Andover High School had a whopping 76 percent of 435 test-takers in 10th grade (about 330 kids) score in the advanced category for math compared to a statewide average of 27 percent.
English Language Arts scores continue to be very strong in Andover middle schools. All three middle schools scored 91 percent or higher in the “proficient or higher” category. Doherty Middle scored 97 percent for all three grades (6, 7, 8); West Middle scored 92; and Wood Hill scored 91 for their “all grades” scores.
Science and tech/engineering scores were much lower at all three middle schools, although still better than the state average. Doherty scored 73 percent for all grades in the “proficient or higher” category while West Middle and Wood Hill each had 63 percent in that category. The state average is 54.
While “very pleased” with the terrific math scores at Andover High School, Superintendent of Schools Marinel McGrath said lower math scores in elementary school don’t necessarily add up to trouble. She said there is a wide gap in how kids think and solve math equations at that age.
“We would be concerned if we did not understand what is occurring longitudinally with cohorts of students coupled with our understanding of how children develop mathematical thinking and their ability to think abstractly,” McGrath said in an email. “There is great cognitive variability in students ages 9 to 11.”
Fourth grade math is a big change for students, she said.
“In the early grades, students can ‘see’ that 3 x 3 = 9 readily through the manipulation of objects and study of patterns of numbers. Beginning in fourth grade, a student can not so easily ‘see’ that 27 x 45 = 1,215 due to the level of abstraction,” McGrath said.
She called fourth grade math a “stepping stone” as students step from concrete math to the more abstract nature of math.

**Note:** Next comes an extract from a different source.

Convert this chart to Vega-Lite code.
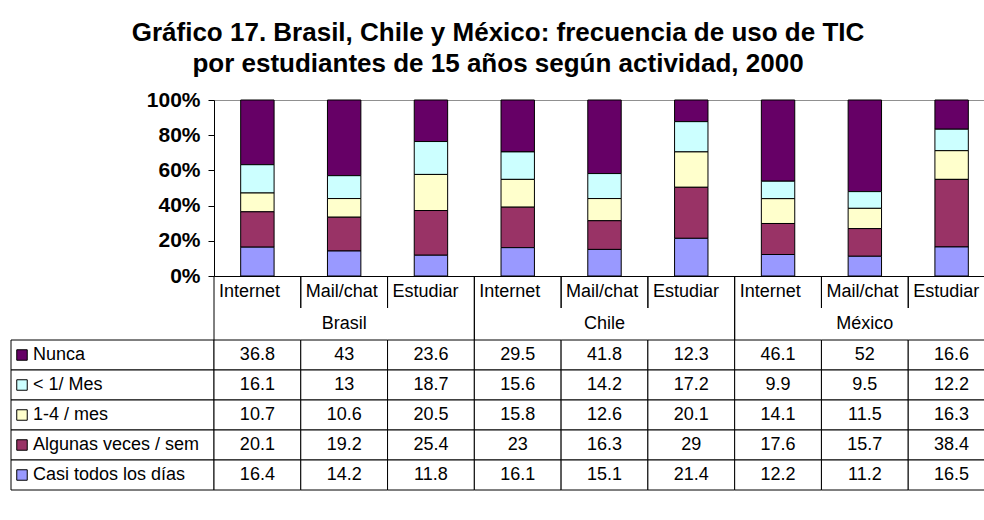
{
  "$schema": "https://vega.github.io/schema/vega-lite/v6.json",
  "padding": {"left": 10, "top": 19, "right": 0, "bottom": 0},
  "background": "white",
  "title": {
    "text": ["Gráfico 17. Brasil, Chile y México: frecuencia de uso de TIC", "por estudiantes de 15 años según actividad, 2000"],
    "fontSize": 26, "fontWeight": "bold", "lineHeight": 31, "anchor": "middle", "offset": 12, "dx": -5, "color": "#000000"
  },
  "datasets": {
    "d": [
      {"p": "Brasil", "a": "Internet", "c": "Brasil Internet", "s": "Nunca", "v": 36.8, "k": 5},
      {"p": "Brasil", "a": "Internet", "c": "Brasil Internet", "s": "< 1/ Mes", "v": 16.1, "k": 4},
      {"p": "Brasil", "a": "Internet", "c": "Brasil Internet", "s": "1-4 / mes", "v": 10.7, "k": 3},
      {"p": "Brasil", "a": "Internet", "c": "Brasil Internet", "s": "Algunas veces / sem", "v": 20.1, "k": 2},
      {"p": "Brasil", "a": "Internet", "c": "Brasil Internet", "s": "Casi todos los días", "v": 16.4, "k": 1},
      {"p": "Brasil", "a": "Mail/chat", "c": "Brasil Mail/chat", "s": "Nunca", "v": 43, "k": 5},
      {"p": "Brasil", "a": "Mail/chat", "c": "Brasil Mail/chat", "s": "< 1/ Mes", "v": 13, "k": 4},
      {"p": "Brasil", "a": "Mail/chat", "c": "Brasil Mail/chat", "s": "1-4 / mes", "v": 10.6, "k": 3},
      {"p": "Brasil", "a": "Mail/chat", "c": "Brasil Mail/chat", "s": "Algunas veces / sem", "v": 19.2, "k": 2},
      {"p": "Brasil", "a": "Mail/chat", "c": "Brasil Mail/chat", "s": "Casi todos los días", "v": 14.2, "k": 1},
      {"p": "Brasil", "a": "Estudiar", "c": "Brasil Estudiar", "s": "Nunca", "v": 23.6, "k": 5},
      {"p": "Brasil", "a": "Estudiar", "c": "Brasil Estudiar", "s": "< 1/ Mes", "v": 18.7, "k": 4},
      {"p": "Brasil", "a": "Estudiar", "c": "Brasil Estudiar", "s": "1-4 / mes", "v": 20.5, "k": 3},
      {"p": "Brasil", "a": "Estudiar", "c": "Brasil Estudiar", "s": "Algunas veces / sem", "v": 25.4, "k": 2},
      {"p": "Brasil", "a": "Estudiar", "c": "Brasil Estudiar", "s": "Casi todos los días", "v": 11.8, "k": 1},
      {"p": "Chile", "a": "Internet", "c": "Chile Internet", "s": "Nunca", "v": 29.5, "k": 5},
      {"p": "Chile", "a": "Internet", "c": "Chile Internet", "s": "< 1/ Mes", "v": 15.6, "k": 4},
      {"p": "Chile", "a": "Internet", "c": "Chile Internet", "s": "1-4 / mes", "v": 15.8, "k": 3},
      {"p": "Chile", "a": "Internet", "c": "Chile Internet", "s": "Algunas veces / sem", "v": 23, "k": 2},
      {"p": "Chile", "a": "Internet", "c": "Chile Internet", "s": "Casi todos los días", "v": 16.1, "k": 1},
      {"p": "Chile", "a": "Mail/chat", "c": "Chile Mail/chat", "s": "Nunca", "v": 41.8, "k": 5},
      {"p": "Chile", "a": "Mail/chat", "c": "Chile Mail/chat", "s": "< 1/ Mes", "v": 14.2, "k": 4},
      {"p": "Chile", "a": "Mail/chat", "c": "Chile Mail/chat", "s": "1-4 / mes", "v": 12.6, "k": 3},
      {"p": "Chile", "a": "Mail/chat", "c": "Chile Mail/chat", "s": "Algunas veces / sem", "v": 16.3, "k": 2},
      {"p": "Chile", "a": "Mail/chat", "c": "Chile Mail/chat", "s": "Casi todos los días", "v": 15.1, "k": 1},
      {"p": "Chile", "a": "Estudiar", "c": "Chile Estudiar", "s": "Nunca", "v": 12.3, "k": 5},
      {"p": "Chile", "a": "Estudiar", "c": "Chile Estudiar", "s": "< 1/ Mes", "v": 17.2, "k": 4},
      {"p": "Chile", "a": "Estudiar", "c": "Chile Estudiar", "s": "1-4 / mes", "v": 20.1, "k": 3},
      {"p": "Chile", "a": "Estudiar", "c": "Chile Estudiar", "s": "Algunas veces / sem", "v": 29, "k": 2},
      {"p": "Chile", "a": "Estudiar", "c": "Chile Estudiar", "s": "Casi todos los días", "v": 21.4, "k": 1},
      {"p": "México", "a": "Internet", "c": "México Internet", "s": "Nunca", "v": 46.1, "k": 5},
      {"p": "México", "a": "Internet", "c": "México Internet", "s": "< 1/ Mes", "v": 9.9, "k": 4},
      {"p": "México", "a": "Internet", "c": "México Internet", "s": "1-4 / mes", "v": 14.1, "k": 3},
      {"p": "México", "a": "Internet", "c": "México Internet", "s": "Algunas veces / sem", "v": 17.6, "k": 2},
      {"p": "México", "a": "Internet", "c": "México Internet", "s": "Casi todos los días", "v": 12.2, "k": 1},
      {"p": "México", "a": "Mail/chat", "c": "México Mail/chat", "s": "Nunca", "v": 52, "k": 5},
      {"p": "México", "a": "Mail/chat", "c": "México Mail/chat", "s": "< 1/ Mes", "v": 9.5, "k": 4},
      {"p": "México", "a": "Mail/chat", "c": "México Mail/chat", "s": "1-4 / mes", "v": 11.5, "k": 3},
      {"p": "México", "a": "Mail/chat", "c": "México Mail/chat", "s": "Algunas veces / sem", "v": 15.7, "k": 2},
      {"p": "México", "a": "Mail/chat", "c": "México Mail/chat", "s": "Casi todos los días", "v": 11.2, "k": 1},
      {"p": "México", "a": "Estudiar", "c": "México Estudiar", "s": "Nunca", "v": 16.6, "k": 5},
      {"p": "México", "a": "Estudiar", "c": "México Estudiar", "s": "< 1/ Mes", "v": 12.2, "k": 4},
      {"p": "México", "a": "Estudiar", "c": "México Estudiar", "s": "1-4 / mes", "v": 16.3, "k": 3},
      {"p": "México", "a": "Estudiar", "c": "México Estudiar", "s": "Algunas veces / sem", "v": 38.4, "k": 2},
      {"p": "México", "a": "Estudiar", "c": "México Estudiar", "s": "Casi todos los días", "v": 16.5, "k": 1}
    ],
    "cols": [
      {"p": "Brasil", "a": "Internet", "c": "Brasil Internet"},
      {"p": "Brasil", "a": "Mail/chat", "c": "Brasil Mail/chat"},
      {"p": "Brasil", "a": "Estudiar", "c": "Brasil Estudiar"},
      {"p": "Chile", "a": "Internet", "c": "Chile Internet"},
      {"p": "Chile", "a": "Mail/chat", "c": "Chile Mail/chat"},
      {"p": "Chile", "a": "Estudiar", "c": "Chile Estudiar"},
      {"p": "México", "a": "Internet", "c": "México Internet"},
      {"p": "México", "a": "Mail/chat", "c": "México Mail/chat"},
      {"p": "México", "a": "Estudiar", "c": "México Estudiar"}
    ],
    "countries": [{"p": "Brasil"}, {"p": "Chile"}, {"p": "México"}],
    "series": [
      {"s": "Nunca"}, {"s": "< 1/ Mes"}, {"s": "1-4 / mes"}, {"s": "Algunas veces / sem"}, {"s": "Casi todos los días"}
    ]
  },
  "columns": 2,
  "spacing": 0,
  "bounds": "flush",
  "concat": [
    {"width": 203, "height": 176, "data": {"values": []}, "mark": "point", "encoding": {}},
    {
      "width": 781, "height": 176,
      "data": {"name": "d"},
      "view": {"stroke": "#909090", "strokeWidth": 1},
      "mark": {"type": "bar", "stroke": "#000000", "strokeWidth": 1},
      "encoding": {
        "x": {"field": "c", "type": "nominal",
          "scale": {"domain": ["Brasil Internet", "Brasil Mail/chat", "Brasil Estudiar", "Chile Internet", "Chile Mail/chat", "Chile Estudiar", "México Internet", "México Mail/chat", "México Estudiar"], "paddingInner": 0.615, "paddingOuter": 0.3075},
          "axis": {"labels": false, "ticks": false, "title": null, "domainColor": "#000000", "domainWidth": 1}},
        "y": {"field": "v", "type": "quantitative", "stack": "normalize",
          "axis": {"values": [0, 0.2, 0.4, 0.6, 0.8, 1], "format": ".0%", "title": null, "grid": false,
            "labelFontSize": 21, "labelFontWeight": "bold", "labelColor": "#000000", "labelPadding": 8,
            "tickSize": 6, "tickColor": "#000000", "domainColor": "#000000", "domainWidth": 1}},
        "color": {"field": "s", "type": "nominal", "legend": null,
          "scale": {"domain": ["Nunca", "< 1/ Mes", "1-4 / mes", "Algunas veces / sem", "Casi todos los días"],
            "range": ["#660066", "#CCFFFF", "#FFFFCC", "#993366", "#9999FF"]}},
        "order": {"field": "k", "type": "quantitative"}
      }
    },
    {"width": 203, "height": 32, "data": {"values": []}, "mark": "point", "encoding": {}},
    {
      "width": 781, "height": 32,
      "data": {"name": "cols"},
      "encoding": {
        "x": {"field": "c", "type": "nominal", "sort": null, "scale": {"paddingInner": 0, "paddingOuter": 0}, "axis": null}
      },
      "layer": [
        {"mark": {"type": "rule", "color": "#000000", "strokeWidth": 1}, "encoding": {"x": {"field": "c", "type": "nominal", "sort": null, "bandPosition": 0}}},
        {"mark": {"type": "rule", "color": "#000000", "strokeWidth": 1}, "encoding": {"x": {"field": "c", "type": "nominal", "sort": null, "bandPosition": 1}}},
        {"mark": {"type": "text", "fontSize": 18, "color": "#000000", "baseline": "middle", "align": "left", "dx": 5},
          "encoding": {"x": {"field": "c", "type": "nominal", "sort": null, "bandPosition": 0}, "text": {"field": "a"}}}
      ]
    },
    {"width": 203, "height": 32, "data": {"values": []}, "mark": "point", "encoding": {}},
    {
      "width": 781, "height": 32,
      "data": {"name": "countries"},
      "encoding": {
        "x": {"field": "p", "type": "nominal", "sort": null, "scale": {"paddingInner": 0, "paddingOuter": 0}, "axis": null}
      },
      "layer": [
        {"mark": {"type": "rule", "color": "#000000", "strokeWidth": 1}, "encoding": {"x": {"field": "p", "type": "nominal", "sort": null, "bandPosition": 0}}},
        {"mark": {"type": "rule", "color": "#000000", "strokeWidth": 1}, "encoding": {"x": {"field": "p", "type": "nominal", "sort": null, "bandPosition": 1}}},
        {"mark": {"type": "text", "fontSize": 18, "color": "#000000", "baseline": "middle"}, "encoding": {"text": {"field": "p"}}}
      ]
    },
    {
      "width": 203, "height": 150,
      "data": {"name": "series"},
      "encoding": {
        "y": {"field": "s", "type": "nominal", "sort": null, "scale": {"paddingInner": 0, "paddingOuter": 0}, "axis": null}
      },
      "layer": [
        {"mark": {"type": "rect", "fill": "white", "stroke": "#000000", "strokeWidth": 1}},
        {"mark": {"type": "point", "shape": "square", "size": 110, "filled": true, "stroke": "#000000", "strokeWidth": 1, "opacity": 1},
          "encoding": {"x": {"value": 11},
            "color": {"field": "s", "type": "nominal", "legend": null,
              "scale": {"domain": ["Nunca", "< 1/ Mes", "1-4 / mes", "Algunas veces / sem", "Casi todos los días"],
                "range": ["#660066", "#CCFFFF", "#FFFFCC", "#993366", "#9999FF"]}}}},
        {"mark": {"type": "text", "fontSize": 18, "color": "#000000", "align": "left", "baseline": "middle"},
          "encoding": {"x": {"value": 22}, "text": {"field": "s"}}}
      ]
    },
    {
      "width": 781, "height": 150,
      "data": {"name": "d"},
      "encoding": {
        "x": {"field": "c", "type": "nominal",
          "scale": {"domain": ["Brasil Internet", "Brasil Mail/chat", "Brasil Estudiar", "Chile Internet", "Chile Mail/chat", "Chile Estudiar", "México Internet", "México Mail/chat", "México Estudiar"], "paddingInner": 0, "paddingOuter": 0}, "axis": null},
        "y": {"field": "s", "type": "nominal",
          "scale": {"domain": ["Nunca", "< 1/ Mes", "1-4 / mes", "Algunas veces / sem", "Casi todos los días"], "paddingInner": 0, "paddingOuter": 0}, "axis": null}
      },
      "layer": [
        {"mark": {"type": "rect", "fill": "white", "stroke": "#000000", "strokeWidth": 1}},
        {"mark": {"type": "text", "fontSize": 18, "color": "#000000", "baseline": "middle"}, "encoding": {"text": {"field": "v", "type": "quantitative"}}}
      ]
    }
  ],
  "config": {
    "font": "Liberation Sans",
    "view": {"stroke": null}
  }
}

Math understanding shifts again in grades 7 and continues through grade 12, she said. “If we look at our fourth grade MCAS scores historically, 67 to 74 percent of our students have scored in the proficient/advanced category while in fifth grade – when they are able to think more conceptually and abstractly –our students’ MCAS scores in the proficient and advanced categories are historically in the range of 82 to 86 percent,” McGrath said.
MCAS scores are analyzed by teachers and principals who make instructional and curricular decisions. Staffers determine if more time is needed on a particular topic, they identify the best strategies for that topic and get supplementary materials if needed, McGrath said.
“We are fortunate to have strong teachers and programs in mathematics. I believe our teachers are preparing our students to understand, use and apply mathematics,” McGrath said.